Alex interrupted, "So-so he loves me then?"
"You can't be sure. Love is never a one hundred percent thing... At least, I don't think so."
"But you said! And..." Alex was really confused. They didn't get much, and in reality in a lot of ways they were like a child still, even after over a hundred years.
"Don't rush it. I may not know anything for sure but I know that it's like a... hmm... like a fire. It starts off like tossing a match into kindling, and sometimes it catches really quickly- And for others it slowly burns, and sometimes the flame goes out before it can even hit the wood. That's the depressin'ly beautiful thing about it. That and the fact that they may not love you back." Hazel looked at her feet with glassy eyes. She didn't have much experience, but Hazel still desperately wanted to fall in love herself. Like many people, that metaphorical fire had a chance at one point, but it lacked a spark and never ignited. And at this point, she was in her early twenties and selling drugs. Hazel...didn't see herself with much of a chance. Alex grabbed onto Hazel in a tight little hug.

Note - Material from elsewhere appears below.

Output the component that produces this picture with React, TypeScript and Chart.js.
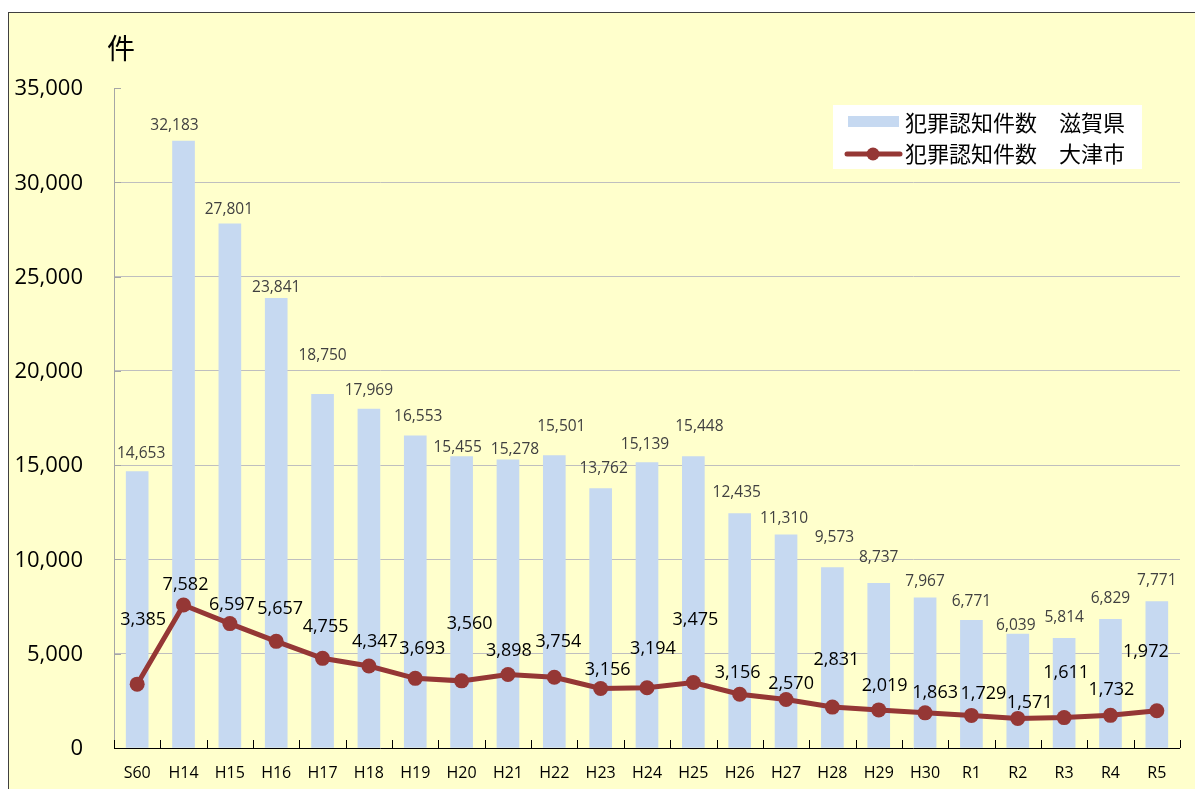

"I love you Kitty! You're like, my best best best best best best, bestest of the best, very best friend," cheered Alex.
Hazel smiled, shedding a couple tears whilst returning the hug. "I love you too Alexanda', you're the best friend I could ask for."
"Good! If you didn't say that I would'a had to make Rory my new best friend, and he's grouchy all the time."
Hazel scoffed. "That cunt, why botha'? Just teas'n you, ya dweeb. I don't know him though, and I don't like his vibe, but... I guess he can stay if that's what ya want."
"He's tall! And he might be grumpy, but he's sweet to me, so he's my friend!" Sweet, childlike wonder. Thankfully Alex wasn't lacking in that area.
Hazel sighed. "Okay Alex, if you say so."
"Anyways, Kitty, I gotta go! I have to go home and clean." Even though Alex had an almost always spotless apartment.
"Better to hide the smells of the bodies, I don't think you can ingest lye." She joked.
"I eat soap sometimes, but my one hundred-forty-five candles do help. But I need to bleach my countertops again today!"
Hazel paused, she was a bit surprised by this. Who knows when the last time her counters were bleached at all?
"Have fun cleaning then!"
"Thanks!" Alex ran out, holding the umbrella. It was a very odd exit, and... decently suspicious. But Alex was odd, so of course it wasn't really much to think about. Hazel laughed a bit at that. "What a weird kid," she thought to herself.
And so, we leave where we began. A dim, dirty hallway, with Alexander rushing to do nothing much at all, and our lovely Hazel Finch left with more questions then she had answers to, mostly brought on by this idiotic child who apparently... Had a taste for soap? But that isn't important. All that is important here, is that all is well with these two — at least, for now.